LB: Her vibrato was a huge influence on me from the first time I recorded in a recording studio, and someone mentioned that which took me by surprise. What we hear as young people stays in our memory banks. I remember trying to cultivate a vocal vibrato by listening to Rita Coolidge singing Leon Russell’s composition “Superstar” on Joe Cocker’s Mad Dogs and Englishmen live album. When I was old enough to be in a band, the people said, “You should put a tremolo in your voice” and I didn’t know what they were talking about. Then they gave me Mad Dogs and Englishmen so that I would understand. In a certain key, the vibrato brings up Ronnie Spector. It was devastating to hear about Ronnie.
GM: Being from Cleveland, it was tough losing both Ronnie Spector and Meat Loaf in January. Ronnie recorded the first Cleveland International Records single, “Say Goodbye to Hollywood,” and Meat Loaf recorded the first album for Steve Popovich’s label, Bat Out of Hell.
SM: Like you, we also knew Steve, who was a wonderful guy. I also played with Ronnie.
GM: So many of our musical heroes are leaving us. My In Memoriam series is growing in length. Sal, from what I recall, around the time of Dylan passed from melanoma, weren’t you heading to another country for medicine for him?
SM: Oddly enough, I was headed to Latvia, via Moscow of all places. We had a GoFundMe page, and a lot of people were very generous, which was very touching, so that I could make a trip and get this experimental medicine. I felt a sense of responsibility to the people who contributed and to our son to give it a shot. Unfortunately, nothing really worked for him, not all the drugs or chemotherapy. Surgery turned sour in the end, and this was our last hope.
LB: He had several surgeries which he did well with but the actual treatments to stop it from spreading just never worked.
SM: The illness was too aggressive. I made a quick two-day trip to Latvia, which we are now seeing on the news map a lot. It is a democratic country. The taxi driver explained its history to me on how it escaped from the Soviet Union before Putin took power. I made the trip, got back, but it was too late.
LB: I never thought that I would want to write or sing about losing Dylan. Just the thought was abhorrent to me. After a year I tried but thought it was terrible. Then I found a way to do it in the second year and it was much longer before I would let anyone hear this. We kept it very fresh in the studio because I thought that if we were going to do this, I wanted the listeners to feel the truth of my intention.
GM: The EP, available on Bandcamp, is a fundraiser for St. Jude Childen’s Research Hospital, who are doing wonderful things with Ukrainian children, where they flew to Poland to get the Ukrainian children and fly them to Memphis for their cancer treatments.

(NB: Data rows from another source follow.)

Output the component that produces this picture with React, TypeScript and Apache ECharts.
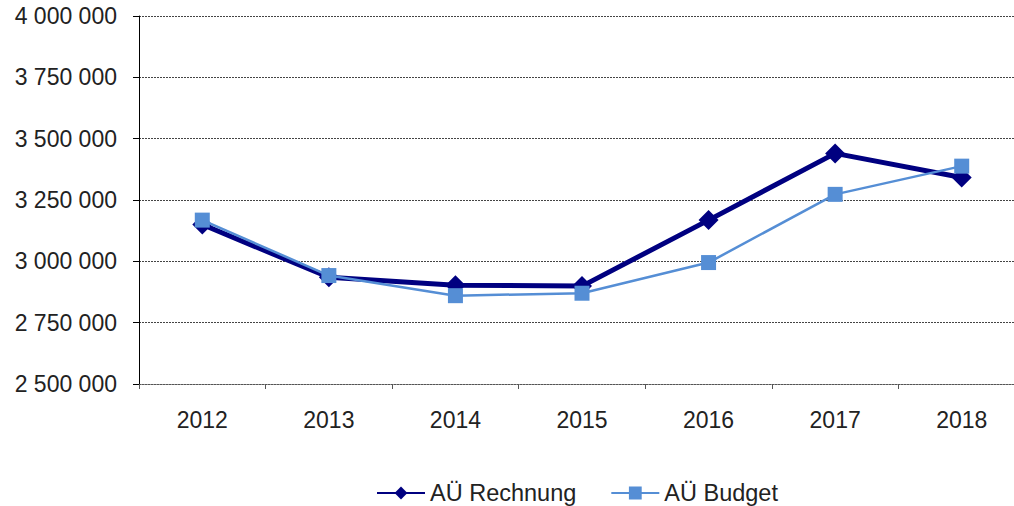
import React, { useEffect, useRef } from "react";
import * as echarts from "echarts";

const categories = ["2012", "2013", "2014", "2015", "2016", "2017", "2018"];
const rechnung = [3150000, 2935000, 2903000, 2899000, 3168000, 3440000, 3342000];
const budget = [3168000, 2942000, 2860000, 2870000, 2995000, 3273000, 3388000];
const seriesNames = ["AÜ Rechnung", "AÜ Budget"];

const fmt = (v: number) => String(Math.round(v)).replace(/\B(?=(\d{3})+(?!\d))/g, " ");

export default function App() {
  const ref = useRef<HTMLDivElement>(null);
  useEffect(() => {
    document.body.style.margin = "0";
    const chart = echarts.init(ref.current!, null, { renderer: "svg" });
    const font = "'Liberation Sans', Arial, sans-serif";
    chart.setOption({
      animation: false,
      textStyle: { fontFamily: font },
      grid: { left: 139, top: 16, right: 0, bottom: 122 },
      legend: {
        left: 376,
        top: 481,
        padding: 0,
        itemWidth: 48,
        itemHeight: 16,
        itemGap: 34,
        textStyle: { fontSize: 23.5, lineHeight: 24, color: "#222", fontFamily: font },
        data: seriesNames,
      },
      xAxis: {
        type: "category",
        data: categories,
        boundaryGap: true,
        axisLine: { show: true, lineStyle: { color: "#555", type: [2, 1], width: 1 } },
        axisTick: { show: true, length: 5, lineStyle: { color: "#555" } },
        axisLabel: { fontSize: 23, color: "#222", margin: 24, fontFamily: font },
      },
      yAxis: {
        type: "value",
        min: 2500000,
        max: 4000000,
        interval: 250000,
        axisLine: { show: true, lineStyle: { color: "#000", width: 1 } },
        axisTick: { show: true, length: 6, lineStyle: { color: "#000" } },
        axisLabel: { fontSize: 23, color: "#222", margin: 22, formatter: fmt, fontFamily: font },
        splitLine: { show: true, lineStyle: { color: "#444", type: [2, 1], width: 1 } },
      },
      series: [
        {
          name: seriesNames[0],
          type: "line",
          data: rechnung,
          symbol: "diamond",
          symbolSize: 20,
          lineStyle: { color: "#000080", width: 5 },
          itemStyle: { color: "#000080" },
          z: 2,
        },
        {
          name: seriesNames[1],
          type: "line",
          data: budget,
          symbol: "rect",
          symbolSize: 15,
          lineStyle: { color: "#558ED5", width: 2.5 },
          itemStyle: { color: "#558ED5" },
          z: 3,
        },
      ],
    });
    return () => chart.dispose();
  }, []);
  return (
    <div style={{ width: 1014, height: 506, overflow: "hidden" }}>
      <div ref={ref} style={{ width: 1025, height: 506 }} />
    </div>
  );
}
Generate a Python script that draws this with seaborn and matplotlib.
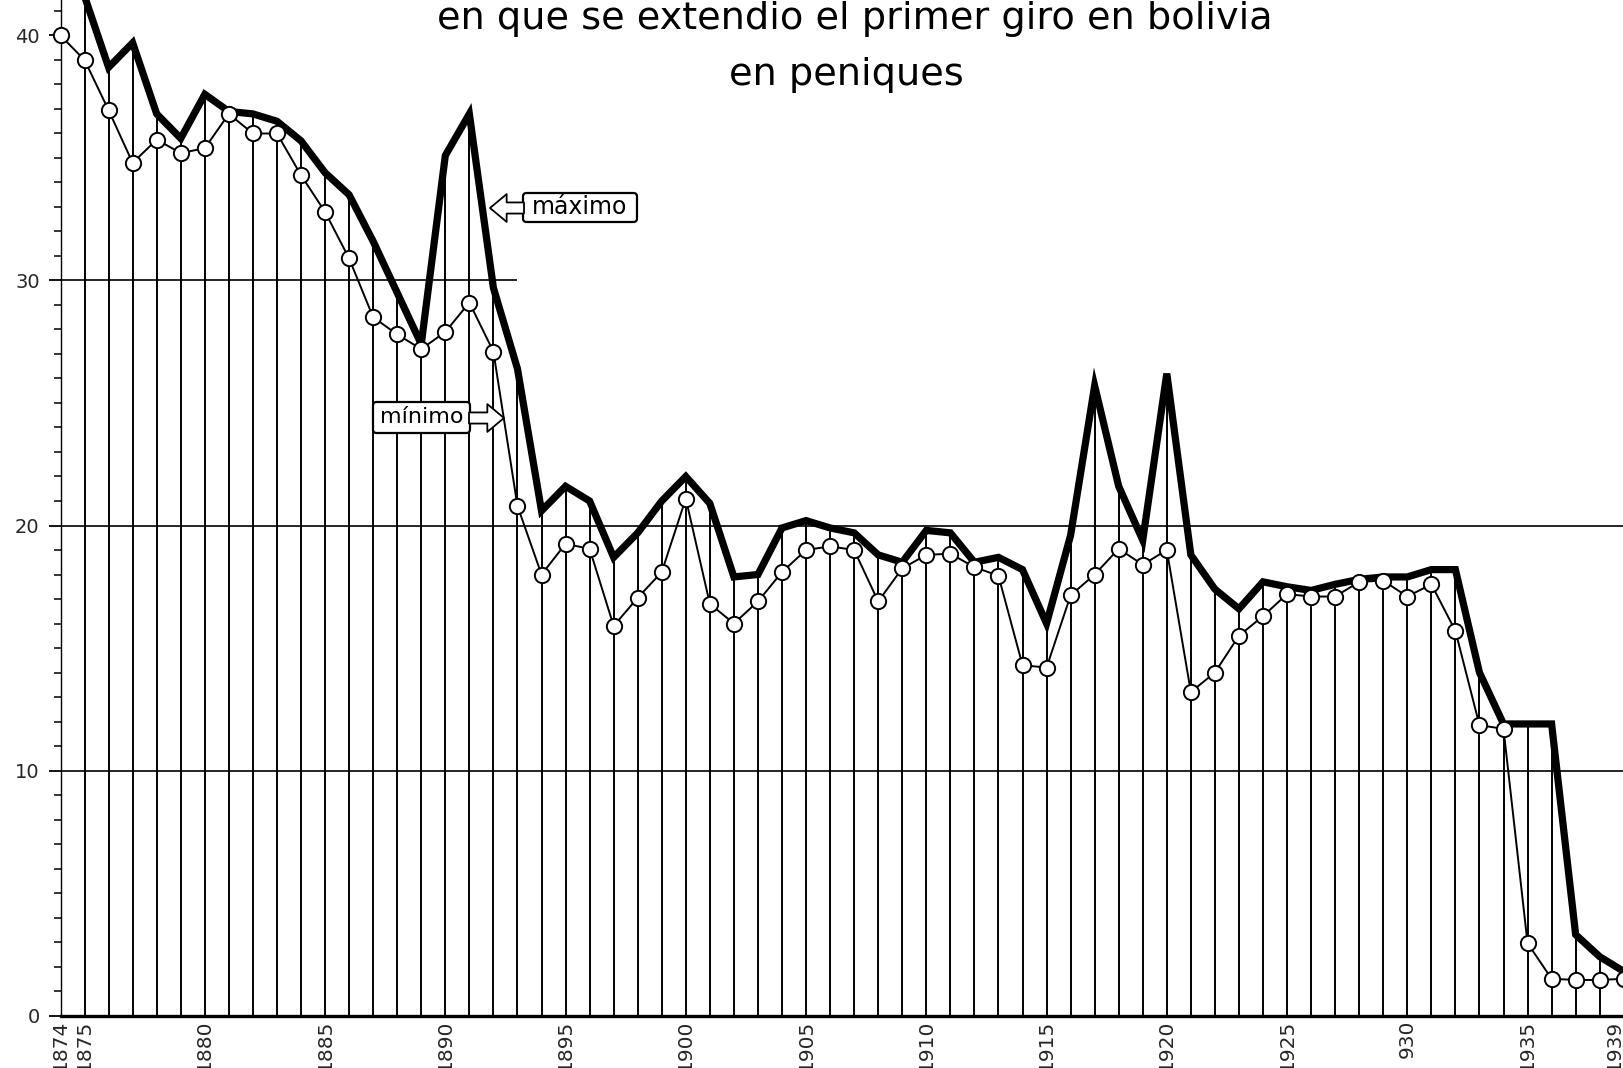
import matplotlib
matplotlib.use("Agg")
import matplotlib.pyplot as plt
import seaborn as sns
import pandas as pd
from matplotlib.ticker import MultipleLocator
from matplotlib.patches import FancyBboxPatch

# ---------------- data ----------------
years = list(range(1874, 1940))

maximo = [42.0, 41.6, 38.7, 39.7, 36.8, 35.8, 37.6, 36.9, 36.8, 36.5,
          35.7, 34.4, 33.5, 31.6, 29.5, 27.4, 35.1, 36.8, 29.7, 26.4,
          20.6, 21.6, 21.0, 18.7, 19.7, 21.0, 22.0, 20.9, 17.9, 18.0,
          19.9, 20.2, 19.9, 19.7, 18.8, 18.5, 19.8, 19.7, 18.5, 18.7,
          18.2, 16.0, 19.6, 25.7, 21.6, 19.4, 26.2, 18.8, 17.4, 16.6,
          17.7, 17.5, 17.35, 17.6, 17.8, 17.9, 17.9, 18.2, 18.2, 14.0,
          11.9, 11.9, 11.9, 3.3, 2.4, 1.8]

minimo = [40.0, 39.0, 36.95, 34.8, 35.75, 35.2, 35.4, 36.8, 36.0, 36.0,
          34.3, 32.8, 30.9, 28.5, 27.8, 27.2, 27.9, 29.1, 27.1, 20.8,
          18.0, 19.25, 19.05, 15.9, 17.05, 18.1, 21.1, 16.8, 16.0, 16.9,
          18.1, 19.0, 19.15, 19.0, 16.9, 18.25, 18.8, 18.85, 18.3, 17.95,
          14.3, 14.2, 17.15, 18.0, 19.05, 18.4, 19.0, 13.2, 14.0, 15.5,
          16.3, 17.2, 17.1, 17.1, 17.7, 17.75, 17.1, 17.6, 15.7, 11.85,
          11.7, 2.95, 1.5, 1.45, 1.45, 1.5]

xtick_years = [1874, 1875, 1880, 1885, 1890, 1895, 1900, 1905, 1910,
               1915, 1920, 1925, 1930, 1935, 1939]
xtick_labels = ["1874", "1875", "1880", "1885", "1890", "1895", "1900",
                "1905", "1910", "1915", "1920", "1925", "930", "1935", "1939"]
ytick_values = [0, 10, 20, 30, 40]
ytick_labels = ["0", "10", "20", "30", "40"]

title_line = "en que se extendio el primer giro en bolivia"
subtitle_line = "en peniques"
label_max = "máximo"
label_min = "mínimo"

df = pd.DataFrame({"year": years, "maximo": maximo, "minimo": minimo})

# ---------------- style ----------------
sns.set_theme(style="white")
plt.rcParams["font.family"] = ["DejaVu Sans"]

W, H = 1624, 1068
fig = plt.figure(figsize=(W / 100, H / 100), dpi=100)
fig.patch.set_facecolor("white")

left = 60.5 / W
bottom = (H - 1015.5) / H
ax = fig.add_axes([left, bottom, 1 - left, 1 - bottom])
ax.set_facecolor("white")

px_per_year = 24.05
px_per_unit = 24.5
x0 = 1874
x1 = x0 + (1 - left) * W / px_per_year
ytop = (1 - bottom) * H / px_per_unit
ax.set_xlim(x0, x1)
ax.set_ylim(0, ytop)

# vertical year lines up to the maximum curve
ax.vlines(df["year"], 0, df["maximo"], colors="black", lw=1.4, zorder=1)

# horizontal reference lines
ax.hlines([10, 20], x0, x1, colors="black", lw=1.2, zorder=1)
ax.hlines([30], x0, 1893, colors="black", lw=1.2, zorder=1)

# series
sns.lineplot(data=df, x="year", y="maximo", color="black", lw=5.2,
             solid_joinstyle="miter", ax=ax, zorder=3)
sns.lineplot(data=df, x="year", y="minimo", color="black", lw=1.4,
             marker="o", markersize=11, markerfacecolor="white",
             markeredgecolor="black", markeredgewidth=1.4, ax=ax, zorder=4,
             clip_on=False)

# axes styling
for s in ["top", "right"]:
    ax.spines[s].set_visible(False)
ax.spines["left"].set_linewidth(1.0)
ax.spines["left"].set_color("black")
ax.spines["bottom"].set_linewidth(2.4)
ax.spines["bottom"].set_color("black")

ax.set_xticks(xtick_years)
ax.set_xticklabels(xtick_labels, rotation=90, fontsize=14.5, va="top", ha="center")
ax.get_xticklabels()[-1].set_horizontalalignment("right")
ax.tick_params(axis="x", length=0, pad=3, bottom=False)

ax.set_yticks(ytick_values)
ax.set_yticklabels(ytick_labels, fontsize=14)
ax.yaxis.set_minor_locator(MultipleLocator(1))
ax.tick_params(axis="y", which="major", left=True, length=9, width=1.3,
               direction="out", pad=6, color="black")
ax.tick_params(axis="y", which="minor", left=True, length=5, width=1.1,
               direction="out", color="black")
ax.set_xlabel("")
ax.set_ylabel("")
ax.grid(False)

# labelled boxes with hollow arrows
def to_data(px, py):
    return x0 + (px - 60.5) / px_per_year, (1015.5 - py) / px_per_unit

def box(px0, py0, px1, py1, text, fs):
    xa, ya = to_data(px0, py1)
    xb, yb = to_data(px1, py0)
    patch = FancyBboxPatch((xa, ya), xb - xa, yb - ya,
                           boxstyle="round,pad=0,rounding_size=0.15",
                           fc="white", ec="black", lw=1.6, zorder=6,
                           mutation_aspect=px_per_year / px_per_unit)
    ax.add_patch(patch)
    ax.text((xa + xb) / 2, (ya + yb) / 2, text, ha="center", va="center",
            fontsize=fs, zorder=7, color="black")

box(523, 193, 637, 222, label_max, 17)
box(373, 402, 470, 433, label_min, 16)

arrow_style = "simple,head_length=0.6,head_width=1.0,tail_width=0.4"
ax.annotate("", xy=to_data(490, 208), xytext=to_data(524, 208),
            arrowprops=dict(arrowstyle=arrow_style, fc="white", ec="black",
                            lw=1.3, shrinkA=0, shrinkB=0, mutation_scale=20),
            zorder=6)
ax.annotate("", xy=to_data(504, 418), xytext=to_data(469, 418),
            arrowprops=dict(arrowstyle=arrow_style, fc="white", ec="black",
                            lw=1.3, shrinkA=0, shrinkB=0, mutation_scale=20),
            zorder=6)

# titles
fig.text(855 / W, 1 - 29 / H, title_line, ha="center", va="baseline",
         fontsize=27.5, color="black")
fig.text(846 / W, 1 - 85 / H, subtitle_line, ha="center", va="baseline",
         fontsize=27.5, color="black")

fig.savefig("out.png", dpi=100, facecolor="white")
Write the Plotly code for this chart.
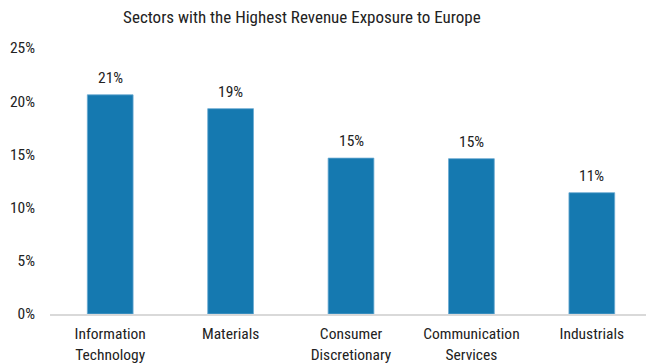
import plotly.graph_objects as go

# Sector revenue exposure to Europe (share of revenue)
sectors = ["Information<br>Technology", "Materials", "Consumer<br>Discretionary",
           "Communication<br>Services", "Industrials"]
exposure = [0.206, 0.193, 0.1465, 0.146, 0.114]

y_ticks = [0, 0.05, 0.10, 0.15, 0.20, 0.25]
y_tick_labels = ["0%", "5%", "10%", "15%", "20%", "25%"]

FONT = "Roboto Condensed, Liberation Sans Narrow, Roboto, sans-serif"
BAR = "#1579b0"
TXT = "#222222"

fig = go.Figure(
    go.Bar(
        x=sectors,
        y=exposure,
        width=0.38,
        marker=dict(color=BAR, line=dict(color="#6aa9d2", width=0.8)),
        hoverinfo="skip",
    )
)

# value labels above each bar
for s, v in zip(sectors, exposure):
    fig.add_annotation(
        x=s, y=v, text=f"{v:.0%}", showarrow=False,
        yanchor="bottom", yshift=6,
        font=dict(family=FONT, size=15.5, color=TXT),
    )

fig.update_layout(
    width=646,
    height=363,
    margin=dict(l=50, r=0, t=48, b=49),
    paper_bgcolor="white",
    plot_bgcolor="white",
    showlegend=False,
    font=dict(family=FONT, size=15.5, color=TXT),
    title=dict(
        text="Sectors with the Highest Revenue Exposure to Europe",
        x=273 / 646, xanchor="center", xref="paper",
        y=1 - 17 / 363, yanchor="middle",
        font=dict(family=FONT, size=17, color=TXT),
    ),
    xaxis=dict(
        range=[-0.5, 4.45],
        showgrid=False,
        showline=True,
        linecolor="#d9d9d9",
        linewidth=1.5,
        ticks="",
        tickfont=dict(family=FONT, size=15.5, color=TXT),
        ticklabelstandoff=5,
    ),
    yaxis=dict(
        range=[0, 0.25],
        tickvals=y_ticks,
        ticktext=y_tick_labels,
        showgrid=False,
        zeroline=False,
        showline=False,
        ticks="",
        ticklabelstandoff=14,
        tickfont=dict(family=FONT, size=15.5, color=TXT),
    ),
)

fig.write_html("out.html")
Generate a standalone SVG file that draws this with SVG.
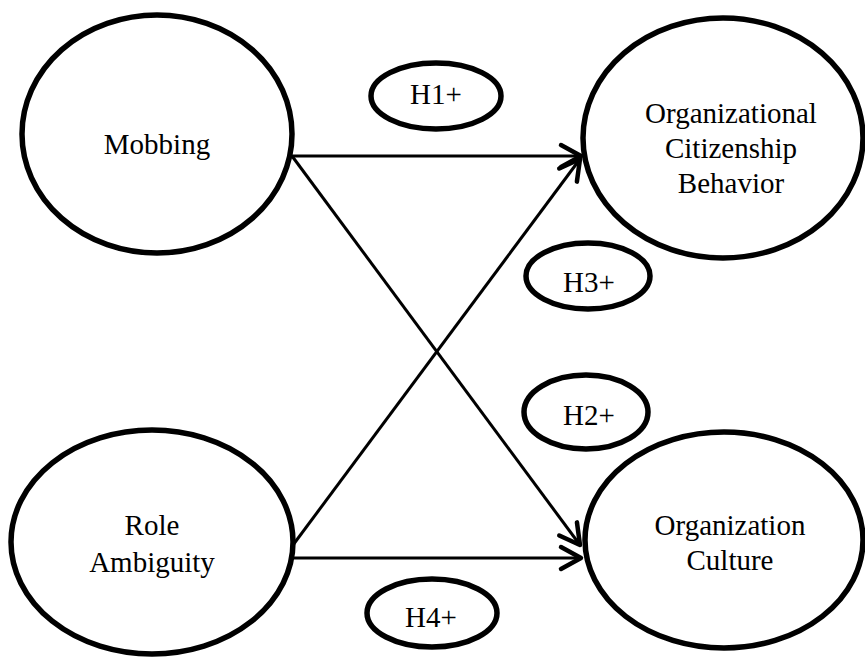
<svg xmlns="http://www.w3.org/2000/svg" width="865" height="657" viewBox="0 0 865 657">
<style>
.big{fill:#fff;stroke:#000;stroke-width:5.5}
.sm{fill:#fff;stroke:#000;stroke-width:5.5}
text{font-family:"Liberation Serif","Times New Roman",serif;font-size:29px;fill:#000;text-anchor:middle}
.conn line{stroke:#000;stroke-width:3}
</style>
<defs>
<marker id="arr" markerUnits="userSpaceOnUse" markerWidth="30" markerHeight="30" viewBox="-25 -15 30 30" refX="0" refY="0" orient="auto">
<path d="M-20,-11 L0,0 L-20,11" fill="none" stroke="#000" stroke-width="4.5" stroke-linecap="round" stroke-linejoin="round"/>
</marker>
</defs>
<g class="conn" id="connectors">
<line x1="292" y1="156" x2="581" y2="156" marker-end="url(#arr)"/>
<line x1="292" y1="156" x2="580" y2="545" marker-end="url(#arr)"/>
<line x1="293" y1="545" x2="580" y2="159" marker-end="url(#arr)"/>
<line x1="293" y1="558" x2="581" y2="558" marker-end="url(#arr)"/>
</g>
<g id="mobbing"><ellipse class="big" cx="157" cy="134" rx="135" ry="119"/><text x="157" y="154">Mobbing</text></g>
<g id="role"><ellipse class="big" cx="152" cy="542" rx="141" ry="112"/><text x="152" y="535">Role</text><text x="152" y="572">Ambiguity</text></g>
<g id="ocb"><ellipse class="big" cx="723" cy="138" rx="140" ry="120"/><text x="731" y="123">Organizational</text><text x="731" y="158">Citizenship</text><text x="731" y="193">Behavior</text></g>
<g id="oc"><ellipse class="big" cx="724" cy="540" rx="139" ry="108"/><text x="730" y="535">Organization</text><text x="730" y="570">Culture</text></g>
<g id="h1"><ellipse class="sm" cx="436" cy="96" rx="65" ry="33"/><text x="436" y="104">H1+</text></g>
<g id="h3"><ellipse class="sm" cx="588" cy="276" rx="62" ry="33"/><text x="589" y="292">H3+</text></g>
<g id="h2"><ellipse class="sm" cx="586" cy="412" rx="62" ry="37"/><text x="589" y="425">H2+</text></g>
<g id="h4"><ellipse class="sm" cx="432" cy="613" rx="65" ry="34"/><text x="431" y="627">H4+</text></g>
</svg>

LB: That is fantastic. Ever since Dylan’s passing, I had been thinking, what could be worse than your adult child going through this? I think having a young child going through a cancer related disease would be so difficult. The idea that they take the parents in is wonderful so that the child isn’t just in the hospital alone with family being so far away. I was pleased to be able to send them a big check, because in the first couple of weeks, from supporters like you and Donna, and others, we did well, and it was a good feeling to be able to do something in your kid’s name.
SM: They also sent a beautiful card to us. Lisa and I thank you so much for your coverage of our music over the years. I know you and Lisa go back to her 1978 album debut.
LB: Yes, thank you so much again for this Goldmine Mother’s Day article to go with the rest of your coverage and we thank you for remembering Dylan with us.